The interest rate turnaround has been banks earning bumper profits on their rates businesses. That's likely to continue in the second half with Swiss retail banks headed for a record year.

Investors are still awaiting first-half results for major Swiss banks UBS, Raiffeisen, and Zuercher Kantonalbank (ZKB). But one trend has emerged from the results of smaller banks: their interest rate businesses are firing on all cylinders.

The headlines for the results of Swiss banks for the first six months are almost a copy-paste exercise. «[Fill in Bank Name] benefits from central banks exiting accommodative policies». Institutions consistently increased their earnings in the interest differential business by double digits compared with the previous year, with 30 percent or more a good aspirational benchmark.

Interest Rate Gains Compensate Other Units

Swissquote outshone all its competitors yesterday when it reported earnings in the interest business increased by nearly 600 percent. Compared to the second half of last year, this was still an increase of around 76 percent.

While not quite so spectacular, the interest income increases at other banks were impressive. Berner Kantonalbank reported an increase of 31 percent, Fribourg Kantonalbank 16 percent, and Geneva Kantonalbank just under 50 percent in gross interest income.

At Julius Baer, net interest income rose 36 percent to 464 million Swiss francs. Zurich-based Vontobel, where the interest business plays a subordinate role, compensated for declines in the commission and trading business with higher interest income, with the interest business increasing around 190 percent to 95 million francs.

Wider Margins Likely in September

It's no wonder the outlook for the second half has become rosier under these conditions. To be sure, the cycle of interest rate hikes is likely coming to an end soon, although there's a good chance that the Swiss National Bank (SNB) will raise the key interest rate again in September.

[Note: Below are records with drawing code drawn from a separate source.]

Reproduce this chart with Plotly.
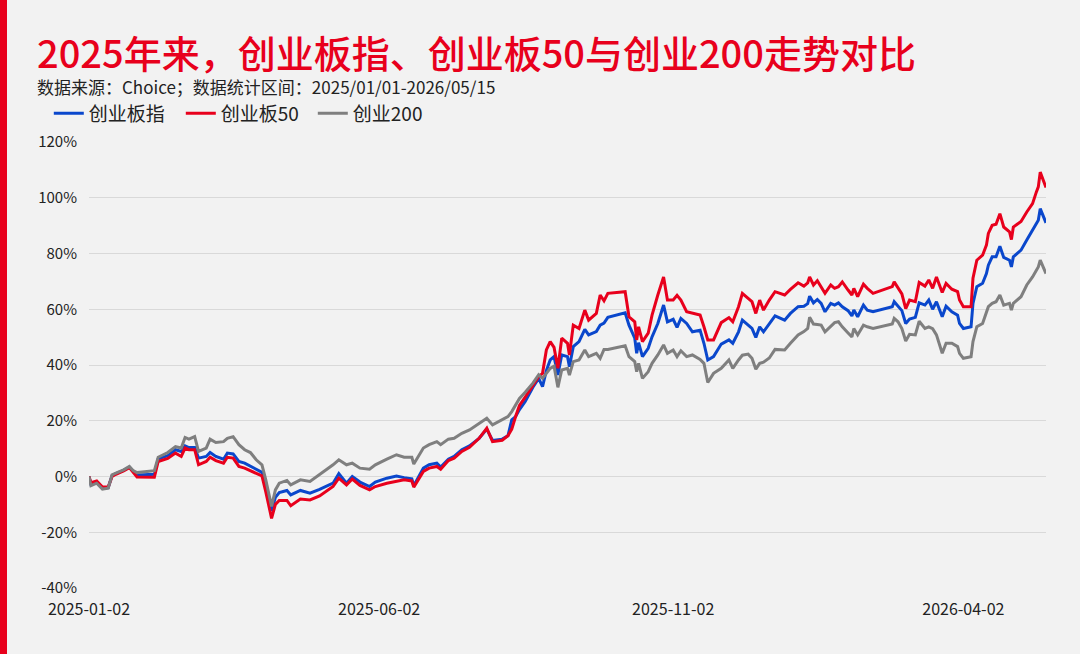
import plotly.graph_objects as go

##### datos (rentabilidad acumulada, %) #####
dates = [
    "2025-01-02", "2025-01-03", "2025-01-06", "2025-01-09", "2025-01-12", "2025-01-14", "2025-01-16",
    "2025-01-20", "2025-01-23", "2025-01-25", "2025-01-27", "2025-02-05", "2025-02-07", "2025-02-12",
    "2025-02-16", "2025-02-19", "2025-02-21", "2025-02-23", "2025-02-26", "2025-02-28", "2025-03-04",
    "2025-03-06", "2025-03-09", "2025-03-13", "2025-03-15", "2025-03-18", "2025-03-21", "2025-03-24",
    "2025-03-27", "2025-03-30", "2025-04-02", "2025-04-04", "2025-04-07", "2025-04-09", "2025-04-11",
    "2025-04-15", "2025-04-17", "2025-04-22", "2025-04-27", "2025-05-02", "2025-05-09", "2025-05-12",
    "2025-05-16", "2025-05-19", "2025-05-23", "2025-05-28", "2025-05-31", "2025-06-06", "2025-06-11",
    "2025-06-15", "2025-06-19", "2025-06-20", "2025-06-25", "2025-06-28", "2025-07-02", "2025-07-04",
    "2025-07-08", "2025-07-11", "2025-07-15", "2025-07-19", "2025-07-24", "2025-07-28", "2025-07-31",
    "2025-08-05", "2025-08-08", "2025-08-10", "2025-08-12", "2025-08-14", "2025-08-17", "2025-08-21",
    "2025-08-24", "2025-08-26", "2025-08-28", "2025-08-30", "2025-09-01", "2025-09-03", "2025-09-05",
    "2025-09-08", "2025-09-09", "2025-09-11", "2025-09-14", "2025-09-17", "2025-09-19", "2025-09-23",
    "2025-09-25", "2025-09-27", "2025-09-29", "2025-10-08", "2025-10-10", "2025-10-13", "2025-10-14",
    "2025-10-15", "2025-10-17", "2025-10-20", "2025-10-22", "2025-10-25", "2025-10-28", "2025-10-30",
    "2025-11-02", "2025-11-04", "2025-11-06", "2025-11-09", "2025-11-12", "2025-11-16", "2025-11-18",
    "2025-11-20", "2025-11-23", "2025-11-27", "2025-12-01", "2025-12-03", "2025-12-06", "2025-12-08",
    "2025-12-11", "2025-12-13", "2025-12-15", "2025-12-17", "2025-12-19", "2025-12-22", "2025-12-25",
    "2025-12-30", "2026-01-02", "2026-01-06", "2026-01-09", "2026-01-11", "2026-01-12", "2026-01-14",
    "2026-01-16", "2026-01-18", "2026-01-20", "2026-01-23", "2026-01-25", "2026-01-27", "2026-01-29",
    "2026-02-01", "2026-02-03", "2026-02-04", "2026-02-06", "2026-02-09", "2026-02-11", "2026-02-14",
    "2026-02-24", "2026-02-25", "2026-02-27", "2026-03-01", "2026-03-03", "2026-03-05", "2026-03-08",
    "2026-03-10", "2026-03-13", "2026-03-15", "2026-03-17", "2026-03-19", "2026-03-22", "2026-03-24",
    "2026-03-27", "2026-03-30", "2026-03-31", "2026-04-02", "2026-04-06", "2026-04-07", "2026-04-09",
    "2026-04-12", "2026-04-14", "2026-04-15", "2026-04-17", "2026-04-19", "2026-04-21", "2026-04-23",
    "2026-04-26", "2026-04-27", "2026-04-28", "2026-05-02", "2026-05-05", "2026-05-08", "2026-05-10",
    "2026-05-11", "2026-05-12", "2026-05-14", "2026-05-15",
]

# 创业板指
cyb = [
    0, -2.8, -2.0, -4.2, -4.0, 0.3, 1.0, 2.2, 3.4, 1.8, 0.5, 0.8, 6.3, 7.5, 9.6, 9.0, 11.0, 10.4, 10.4, 6.6,
    7.2, 8.6, 7.2, 6.2, 8.4, 8.1, 5.4, 4.8, 3.6, 2.4, 1.5, -3.5, -12.3, -7.5, -5.8, -5.0, -6.6, -5.0, -6.0, -4.6,
    -2.4, 1.0, -2.4, 0.0, -2.0, -3.6, -2.0, -0.6, 0.2, -0.4, -0.8, -3.3, 3.0, 4.2, 4.8, 3.4, 6.2, 7.2, 9.6, 11.0,
    13.7, 17.0, 12.9, 13.4, 14.6, 20.3, 21.5, 24.0, 26.9, 32.0, 35.2, 32.2, 38.0, 41.8, 43.0, 36.4, 43.6, 43.0, 39.4, 46.6,
    48.4, 52.8, 50.8, 52.0, 54.3, 55.0, 57.1, 58.7, 54.3, 49.6, 44.2, 48.0, 43.0, 46.0, 50.1, 54.9, 61.5, 55.5, 56.4, 53.5,
    56.7, 54.9, 51.9, 52.5, 47.8, 41.8, 43.0, 47.5, 49.0, 47.8, 51.9, 56.1, 54.3, 53.1, 49.9, 53.7, 51.9, 54.9, 57.6, 56.1,
    58.5, 60.9, 61.1, 62.0, 64.7, 62.3, 63.5, 62.1, 59.1, 62.1, 61.5, 62.3, 60.9, 59.5, 57.6, 59.7, 57.3, 61.5, 59.7, 59.1,
    60.9, 62.7, 60.9, 59.5, 54.9, 56.5, 57.1, 62.3, 61.5, 63.3, 60.0, 62.7, 57.3, 61.1, 59.1, 57.9, 54.9, 53.1, 53.7, 62.1,
    68.1, 69.3, 72.8, 75.8, 78.8, 78.8, 82.6, 78.6, 77.6, 75.2, 78.8, 81.2, 84.8, 88.4, 90.8, 91.9, 96.1, 92.5, 91.0,
]

# 创业板50
cyb50 = [
    0, -2.2, -1.6, -3.8, -3.8, 0.0, 0.8, 2.0, 3.2, 1.5, -0.2, -0.3, 5.4, 6.5, 8.4, 7.2, 10.2, 9.6, 9.6, 4.2,
    5.4, 6.9, 5.7, 4.8, 6.9, 6.6, 3.6, 3.0, 2.1, 1.2, 0.2, -5.5, -15.0, -10.0, -8.6, -8.6, -10.5, -8.1, -8.4, -7.0,
    -3.6, -0.6, -3.0, -0.9, -3.2, -4.8, -3.6, -2.4, -1.8, -1.2, -1.6, -3.8, 1.8, 3.0, 3.6, 2.6, 5.7, 6.6, 9.0, 10.5,
    13.7, 17.3, 12.5, 13.0, 14.6, 17.0, 21.5, 25.5, 28.5, 32.5, 35.8, 37.0, 45.4, 48.4, 46.3, 38.8, 49.6, 47.8, 43.6, 54.3,
    53.1, 59.7, 56.1, 58.5, 65.1, 63.0, 65.7, 66.3, 57.3, 55.5, 49.0, 53.7, 48.4, 51.4, 57.9, 65.1, 71.6, 63.3, 63.3, 65.0,
    63.3, 59.1, 58.5, 57.9, 53.7, 49.0, 49.0, 55.2, 57.0, 55.5, 60.9, 65.7, 63.9, 62.7, 58.5, 63.3, 59.7, 63.3, 66.3, 65.1,
    67.1, 69.5, 68.3, 69.5, 71.6, 68.7, 70.2, 68.1, 65.7, 68.7, 67.5, 68.1, 69.8, 66.9, 65.1, 67.5, 64.5, 69.0, 67.5, 65.7,
    68.1, 69.8, 67.5, 65.5, 60.2, 63.3, 62.7, 69.6, 68.3, 70.5, 67.5, 71.6, 66.0, 69.3, 67.2, 66.3, 63.3, 60.9, 60.9, 71.1,
    77.6, 79.4, 83.0, 87.2, 90.1, 90.5, 94.3, 89.5, 87.8, 85.0, 89.5, 91.5, 94.9, 97.9, 102.1, 103.9, 109.2, 105.3, 103.7,
]

# 创业200
cy200 = [
    0, -3.3, -2.4, -4.5, -4.2, 0.6, 1.2, 2.4, 3.6, 2.1, 1.4, 2.1, 6.9, 8.6, 10.7, 10.2, 14.0, 13.4, 14.3, 9.0,
    10.2, 13.4, 12.2, 12.5, 13.7, 14.3, 11.4, 9.6, 8.6, 6.0, 4.2, -1.2, -10.7, -4.8, -2.4, -1.4, -3.0, -1.2, -1.8, 0.6,
    4.2, 6.0, 4.2, 4.8, 3.0, 2.6, 4.2, 6.2, 7.8, 6.9, 6.9, 4.5, 10.2, 11.4, 12.5, 11.4, 13.4, 13.7, 15.5, 16.7,
    18.9, 20.9, 18.5, 20.3, 21.5, 23.3, 25.5, 28.0, 30.2, 33.5, 36.5, 35.2, 37.0, 38.8, 39.6, 32.0, 38.2, 38.8, 36.4, 41.2,
    41.8, 45.4, 43.0, 44.2, 42.4, 45.6, 45.6, 46.9, 43.0, 41.2, 37.6, 40.6, 35.2, 37.6, 40.6, 43.6, 47.2, 44.2, 45.4, 43.0,
    45.1, 43.0, 43.6, 42.0, 40.6, 33.7, 37.0, 38.8, 41.8, 38.8, 41.8, 43.5, 43.9, 42.4, 38.5, 40.6, 41.0, 42.5, 45.6, 45.4,
    47.8, 50.8, 52.0, 53.1, 57.1, 54.7, 54.5, 54.3, 51.9, 54.0, 55.2, 55.5, 53.7, 51.5, 50.1, 53.1, 50.8, 54.3, 53.7, 53.1,
    54.7, 56.7, 55.5, 53.1, 48.6, 51.0, 50.8, 55.7, 53.1, 53.7, 53.0, 50.8, 44.2, 47.8, 47.8, 46.6, 44.2, 42.4, 43.0, 48.4,
    53.7, 54.9, 58.5, 60.9, 62.1, 62.7, 65.1, 61.5, 62.1, 59.7, 62.1, 64.5, 68.7, 71.6, 74.0, 75.2, 77.6, 74.0, 72.8,
]

x_ticks = ["2025-01-02", "2025-06-02", "2025-11-02", "2026-04-02"]
y_ticks = [-40, -20, 0, 20, 40, 60, 80, 100, 120]
y_labels = [f"{v}%" for v in y_ticks]

## colores
rojo = "#E8001C"
azul = "#0A47CC"
gris = "#7F7F7F"
fondo = "#F2F2F2"
fuente = "Noto Sans CJK SC"

fig = go.Figure()
fig.add_trace(go.Scatter(x=dates, y=cyb, mode="lines", name="创业板指", line=dict(color=azul, width=3)))
fig.add_trace(go.Scatter(x=dates, y=cyb50, mode="lines", name="创业板50", line=dict(color=rojo, width=3)))
fig.add_trace(go.Scatter(x=dates, y=cy200, mode="lines", name="创业200", line=dict(color=gris, width=3)))

fig.update_layout(
    width=1080, height=654,
    paper_bgcolor=fondo, plot_bgcolor=fondo,
    margin=dict(l=89, r=34, t=142, b=66),
    font=dict(family=fuente, size=17, color="#222222"),
    title=dict(text="2025年来，创业板指、创业板50与创业200走势对比",
               xref="container", x=37 / 1080, xanchor="left",
               yref="container", y=1 - 55 / 654, yanchor="middle",
               font=dict(family=fuente, size=38, color=rojo, weight=500)),
    legend=dict(orientation="h", x=-0.042, xanchor="left", y=1.064, yanchor="middle",
                font=dict(size=19), bgcolor="rgba(0,0,0,0)", traceorder="normal",
                entrywidth=87, entrywidthmode="pixels"),
    showlegend=True,
)

fig.add_annotation(text="数据来源：Choice；数据统计区间：2025/01/01-2026/05/15",
                   xref="paper", yref="paper", x=-0.0565, y=1.124,
                   xanchor="left", yanchor="middle", showarrow=False,
                   font=dict(family=fuente, size=17, color="#222222"))

# barra roja a la izquierda
fig.add_shape(type="rect", xref="paper", yref="paper",
              x0=-89 / 957, x1=-82 / 957, y0=-66 / 446, y1=588 / 446,
              fillcolor=rojo, line=dict(width=0), layer="above")

fig.update_xaxes(type="date", range=["2025-01-02", "2026-05-15"],
                 tickvals=x_ticks, ticktext=x_ticks, showgrid=False, zeroline=False,
                 showline=False, ticks="outside", ticklen=7, tickcolor="rgba(0,0,0,0)",
                 tickfont=dict(size=16))
fig.update_yaxes(range=[-40, 120], tickvals=y_ticks, ticktext=y_labels,
                 showgrid=True, gridcolor="#D9D9D9", gridwidth=1, zeroline=False,
                 showline=False, ticks="outside", ticklen=8, tickcolor="rgba(0,0,0,0)",
                 tickfont=dict(size=15))

# quitar el margen del body para que la figura ocupe toda la ventana
fig.write_html("out.html", config={"displayModeBar": False},
               post_script="document.body.style.margin='0';")
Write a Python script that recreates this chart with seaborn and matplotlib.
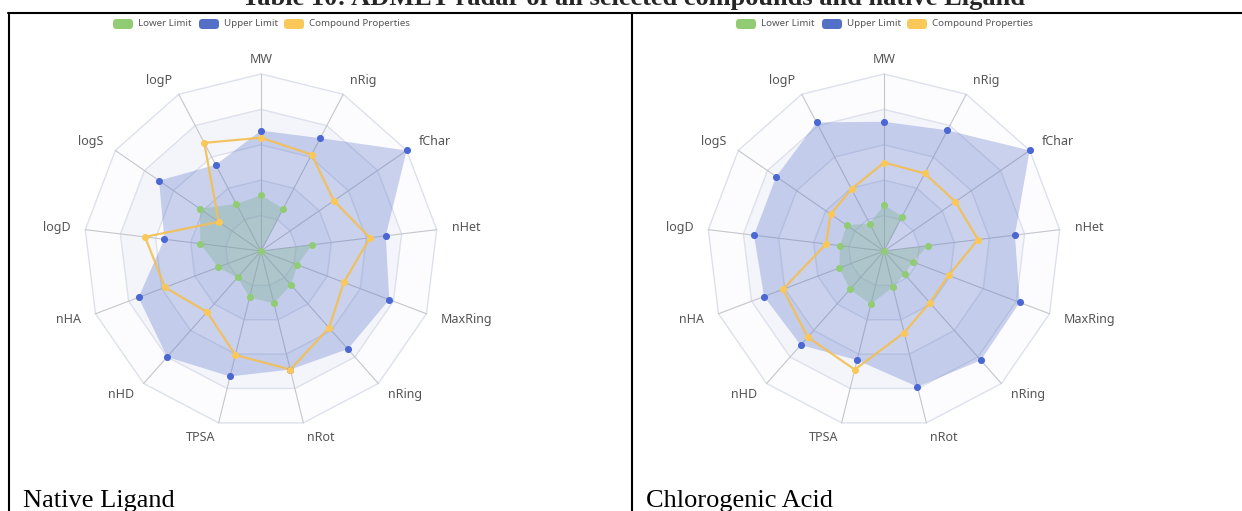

This would give the banks the opportunity to widen their interest margins again somewhat.

Pumping the Brakes on Savings Interest

That's because financial institutions are putting the brakes on interest costs by delaying increases in savings and deposit rates. Fees, which rose significantly in recent years to defend margins, are also not budging yet.

This prompted renewed criticism from consumer protection groups.

It's true that banks like to emphasize they pass on the interest rate advantage to their customers, but they hardly ever fully do so. The gap to the prime rate is part of the business model and is given simply by the fact that the banks have to use the average interest rate on all their loans as a benchmark. Due to the multi-year maturities of mortgages and loan agreements, increases come with a time lag.

Special tax? Unthinkable!

Appeals for moderation are unlikely to change this. Nor is there any threat of intervention from the regulators or politicians. Calls for special taxes on excess profits, as has transpired in some EU countries and recently introduced in Italy, seem to have no chance in Switzerland for a number of reasons, including an unusually long legislative process.

Customers are Key to Change

The only proven means of getting the banks to budge on interest rates and fees is functioning competition. But the banks that are pushing ahead with better conditions are mostly small and have little impact on the market. So far, the broad range of online and new banks has done nothing to change this.

The top dogs can rely on the sluggishness of their customers.

And so the business model holds: better to do nothing and continue to profit from the difference between lending and deposit rates.